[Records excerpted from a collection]

-------------------------

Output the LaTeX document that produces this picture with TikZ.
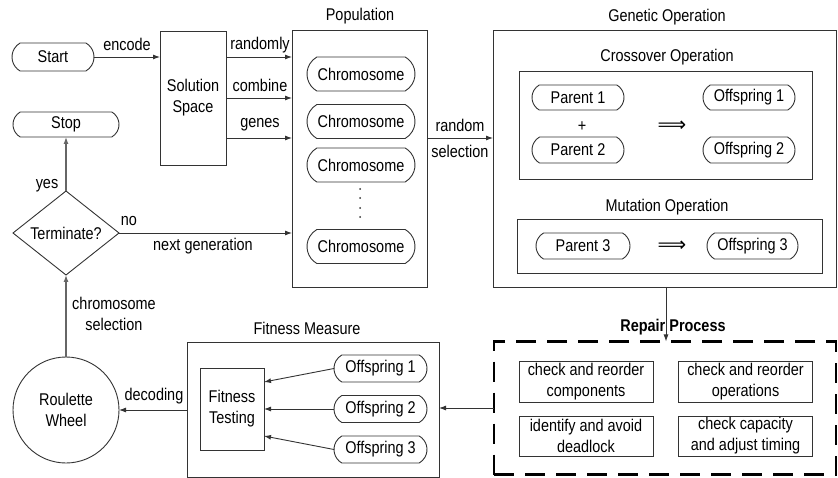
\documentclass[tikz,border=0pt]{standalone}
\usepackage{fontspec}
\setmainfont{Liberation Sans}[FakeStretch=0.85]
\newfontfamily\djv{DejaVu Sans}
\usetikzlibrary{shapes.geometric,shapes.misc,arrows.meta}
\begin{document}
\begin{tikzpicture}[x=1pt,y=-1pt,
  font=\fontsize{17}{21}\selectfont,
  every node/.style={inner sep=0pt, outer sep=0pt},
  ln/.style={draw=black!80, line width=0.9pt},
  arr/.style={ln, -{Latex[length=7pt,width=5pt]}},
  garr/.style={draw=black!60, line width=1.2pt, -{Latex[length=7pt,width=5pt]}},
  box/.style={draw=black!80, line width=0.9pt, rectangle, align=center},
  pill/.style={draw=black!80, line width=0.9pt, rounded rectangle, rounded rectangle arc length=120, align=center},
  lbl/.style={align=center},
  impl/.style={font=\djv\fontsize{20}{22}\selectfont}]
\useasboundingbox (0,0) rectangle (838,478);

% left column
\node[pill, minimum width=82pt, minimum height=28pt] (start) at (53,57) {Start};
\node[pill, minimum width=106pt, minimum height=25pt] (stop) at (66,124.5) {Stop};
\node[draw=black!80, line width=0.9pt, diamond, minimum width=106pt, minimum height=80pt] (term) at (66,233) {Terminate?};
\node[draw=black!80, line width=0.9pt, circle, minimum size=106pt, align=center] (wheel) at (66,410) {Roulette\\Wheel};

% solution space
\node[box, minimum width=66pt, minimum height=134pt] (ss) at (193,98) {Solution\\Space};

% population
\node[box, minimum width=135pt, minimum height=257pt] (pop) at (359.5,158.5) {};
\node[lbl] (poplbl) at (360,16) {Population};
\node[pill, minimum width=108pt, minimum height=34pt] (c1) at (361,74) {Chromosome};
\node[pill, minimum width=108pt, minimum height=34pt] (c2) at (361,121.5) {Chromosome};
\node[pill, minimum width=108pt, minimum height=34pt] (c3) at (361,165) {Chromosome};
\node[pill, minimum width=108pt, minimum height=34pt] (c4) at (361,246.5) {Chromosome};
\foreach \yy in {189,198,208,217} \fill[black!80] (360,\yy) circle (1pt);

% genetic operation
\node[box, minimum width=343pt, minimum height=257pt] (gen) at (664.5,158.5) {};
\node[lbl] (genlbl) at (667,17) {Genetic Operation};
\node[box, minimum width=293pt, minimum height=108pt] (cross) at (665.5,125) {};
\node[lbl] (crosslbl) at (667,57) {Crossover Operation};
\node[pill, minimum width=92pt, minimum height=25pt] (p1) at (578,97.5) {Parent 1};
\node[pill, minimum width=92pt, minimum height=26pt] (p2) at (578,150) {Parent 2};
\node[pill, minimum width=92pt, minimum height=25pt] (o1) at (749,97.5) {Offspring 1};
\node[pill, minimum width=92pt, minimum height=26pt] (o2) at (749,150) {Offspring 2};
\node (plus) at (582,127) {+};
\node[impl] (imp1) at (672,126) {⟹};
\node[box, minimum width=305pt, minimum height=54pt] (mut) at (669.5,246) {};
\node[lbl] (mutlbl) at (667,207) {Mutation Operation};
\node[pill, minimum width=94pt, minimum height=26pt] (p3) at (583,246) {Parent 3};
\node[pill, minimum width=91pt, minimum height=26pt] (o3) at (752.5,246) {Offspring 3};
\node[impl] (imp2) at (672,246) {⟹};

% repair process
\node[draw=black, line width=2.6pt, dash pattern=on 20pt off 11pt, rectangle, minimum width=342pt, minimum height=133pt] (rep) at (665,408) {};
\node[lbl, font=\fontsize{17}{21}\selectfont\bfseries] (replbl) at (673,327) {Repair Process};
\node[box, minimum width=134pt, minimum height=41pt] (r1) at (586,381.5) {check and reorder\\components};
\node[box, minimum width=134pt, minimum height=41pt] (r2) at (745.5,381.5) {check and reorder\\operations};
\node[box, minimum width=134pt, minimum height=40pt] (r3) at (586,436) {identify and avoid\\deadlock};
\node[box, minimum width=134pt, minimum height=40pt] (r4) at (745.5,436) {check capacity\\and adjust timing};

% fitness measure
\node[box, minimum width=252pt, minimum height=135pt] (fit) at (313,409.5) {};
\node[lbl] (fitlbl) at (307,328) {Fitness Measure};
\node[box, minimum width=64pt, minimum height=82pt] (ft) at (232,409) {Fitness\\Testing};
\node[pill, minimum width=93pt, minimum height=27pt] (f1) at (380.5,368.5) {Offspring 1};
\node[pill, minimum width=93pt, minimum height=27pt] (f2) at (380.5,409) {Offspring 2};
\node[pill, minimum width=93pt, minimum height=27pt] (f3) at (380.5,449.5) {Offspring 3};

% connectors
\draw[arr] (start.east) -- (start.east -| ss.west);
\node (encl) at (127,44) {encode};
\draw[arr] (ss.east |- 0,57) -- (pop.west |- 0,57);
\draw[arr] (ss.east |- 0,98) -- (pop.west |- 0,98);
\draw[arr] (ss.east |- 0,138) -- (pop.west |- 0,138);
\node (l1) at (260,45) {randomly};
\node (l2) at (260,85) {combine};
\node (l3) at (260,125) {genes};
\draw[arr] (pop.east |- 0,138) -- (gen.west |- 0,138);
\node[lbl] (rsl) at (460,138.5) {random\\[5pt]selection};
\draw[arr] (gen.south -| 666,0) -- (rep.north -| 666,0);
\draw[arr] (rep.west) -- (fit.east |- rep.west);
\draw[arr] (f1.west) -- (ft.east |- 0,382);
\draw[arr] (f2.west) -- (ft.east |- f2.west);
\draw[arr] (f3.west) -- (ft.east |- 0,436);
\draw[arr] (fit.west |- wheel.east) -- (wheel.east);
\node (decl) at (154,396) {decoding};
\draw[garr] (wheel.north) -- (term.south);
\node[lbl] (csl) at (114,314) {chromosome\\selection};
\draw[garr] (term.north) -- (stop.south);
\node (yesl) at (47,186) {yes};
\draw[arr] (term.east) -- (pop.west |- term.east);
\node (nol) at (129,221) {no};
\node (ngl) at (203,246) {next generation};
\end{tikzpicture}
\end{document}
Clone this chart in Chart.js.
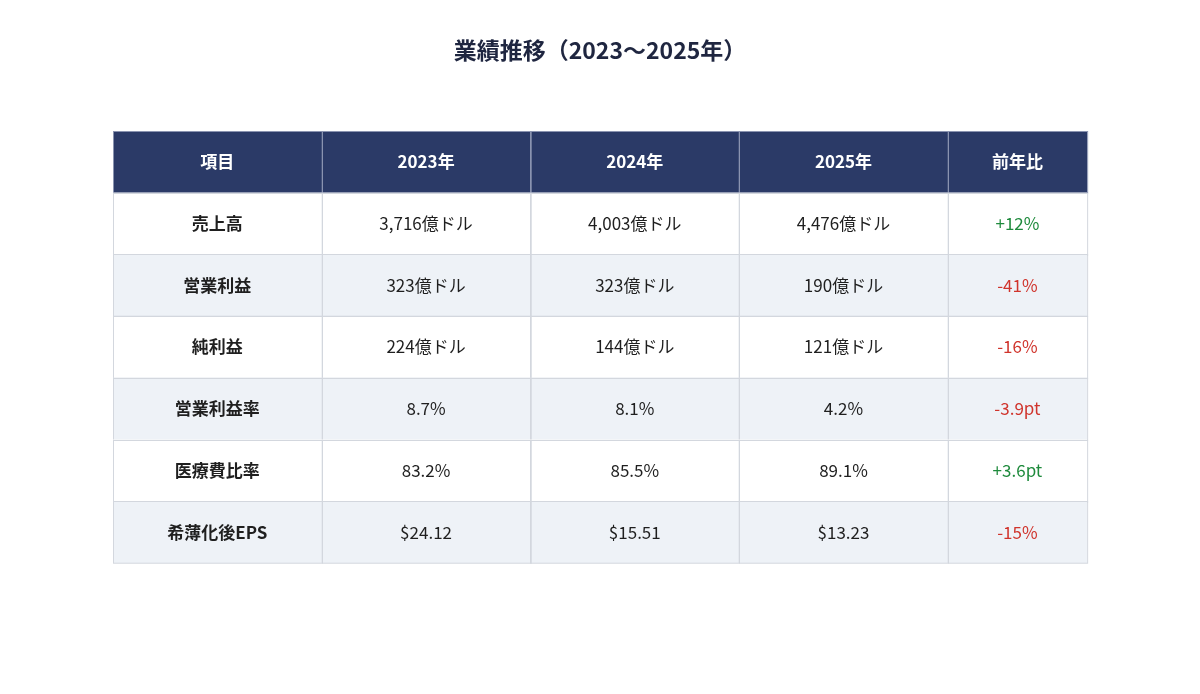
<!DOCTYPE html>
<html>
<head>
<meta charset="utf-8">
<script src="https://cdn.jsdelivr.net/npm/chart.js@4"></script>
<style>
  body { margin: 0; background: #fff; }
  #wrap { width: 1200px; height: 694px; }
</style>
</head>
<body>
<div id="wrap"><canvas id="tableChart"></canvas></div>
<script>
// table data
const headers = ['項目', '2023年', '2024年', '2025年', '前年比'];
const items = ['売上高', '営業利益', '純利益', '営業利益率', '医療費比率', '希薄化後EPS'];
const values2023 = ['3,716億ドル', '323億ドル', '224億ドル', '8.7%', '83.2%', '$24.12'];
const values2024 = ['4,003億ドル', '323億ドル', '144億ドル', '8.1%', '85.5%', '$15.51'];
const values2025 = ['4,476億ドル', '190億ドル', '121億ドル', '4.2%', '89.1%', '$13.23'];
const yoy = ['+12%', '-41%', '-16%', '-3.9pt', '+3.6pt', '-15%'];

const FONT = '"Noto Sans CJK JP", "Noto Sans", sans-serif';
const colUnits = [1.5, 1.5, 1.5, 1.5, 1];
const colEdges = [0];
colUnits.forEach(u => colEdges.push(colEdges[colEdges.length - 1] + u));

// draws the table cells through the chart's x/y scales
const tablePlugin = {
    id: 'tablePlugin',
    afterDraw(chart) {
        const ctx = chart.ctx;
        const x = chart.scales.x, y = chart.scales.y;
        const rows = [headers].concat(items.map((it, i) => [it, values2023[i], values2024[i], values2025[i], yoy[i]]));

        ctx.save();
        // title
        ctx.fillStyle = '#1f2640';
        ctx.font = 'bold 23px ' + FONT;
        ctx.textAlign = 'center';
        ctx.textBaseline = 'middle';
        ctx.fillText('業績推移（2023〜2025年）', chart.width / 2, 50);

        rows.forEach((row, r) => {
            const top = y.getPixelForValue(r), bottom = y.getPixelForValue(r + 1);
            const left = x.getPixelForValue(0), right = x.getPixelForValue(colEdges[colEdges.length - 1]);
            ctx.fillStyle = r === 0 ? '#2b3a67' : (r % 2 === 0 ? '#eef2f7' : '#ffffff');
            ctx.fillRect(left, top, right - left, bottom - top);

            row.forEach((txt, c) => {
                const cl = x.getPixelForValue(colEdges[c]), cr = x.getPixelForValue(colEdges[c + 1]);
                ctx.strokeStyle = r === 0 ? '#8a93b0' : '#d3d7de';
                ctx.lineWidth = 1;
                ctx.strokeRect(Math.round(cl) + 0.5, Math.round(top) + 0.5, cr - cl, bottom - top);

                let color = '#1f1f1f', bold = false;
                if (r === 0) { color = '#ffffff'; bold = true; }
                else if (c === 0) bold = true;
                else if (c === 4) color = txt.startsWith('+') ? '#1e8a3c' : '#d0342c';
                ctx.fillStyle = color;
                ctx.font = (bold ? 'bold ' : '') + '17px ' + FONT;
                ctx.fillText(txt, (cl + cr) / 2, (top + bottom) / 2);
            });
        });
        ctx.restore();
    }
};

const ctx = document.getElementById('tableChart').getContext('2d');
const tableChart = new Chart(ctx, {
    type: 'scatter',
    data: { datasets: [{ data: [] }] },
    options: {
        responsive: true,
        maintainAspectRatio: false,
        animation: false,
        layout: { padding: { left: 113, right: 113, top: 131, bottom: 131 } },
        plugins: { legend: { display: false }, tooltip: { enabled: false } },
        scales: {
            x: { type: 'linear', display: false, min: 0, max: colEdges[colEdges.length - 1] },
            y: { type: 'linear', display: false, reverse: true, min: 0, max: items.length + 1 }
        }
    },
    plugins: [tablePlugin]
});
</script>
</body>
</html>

-------------------------

● **Problem details**: Repeat the records above exactly, from the first line through the line containing "(0,0) rectangle (838,478);", and leave out the pictures.

● **Task solution**:
Output the LaTeX document that produces this picture with TikZ.
\documentclass[tikz,border=0pt]{standalone}
\usepackage{fontspec}
\setmainfont{Liberation Sans}[FakeStretch=0.85]
\newfontfamily\djv{DejaVu Sans}
\usetikzlibrary{shapes.geometric,shapes.misc,arrows.meta}
\begin{document}
\begin{tikzpicture}[x=1pt,y=-1pt,
  font=\fontsize{17}{21}\selectfont,
  every node/.style={inner sep=0pt, outer sep=0pt},
  ln/.style={draw=black!80, line width=0.9pt},
  arr/.style={ln, -{Latex[length=7pt,width=5pt]}},
  garr/.style={draw=black!60, line width=1.2pt, -{Latex[length=7pt,width=5pt]}},
  box/.style={draw=black!80, line width=0.9pt, rectangle, align=center},
  pill/.style={draw=black!80, line width=0.9pt, rounded rectangle, rounded rectangle arc length=120, align=center},
  lbl/.style={align=center},
  impl/.style={font=\djv\fontsize{20}{22}\selectfont}]
\useasboundingbox (0,0) rectangle (838,478);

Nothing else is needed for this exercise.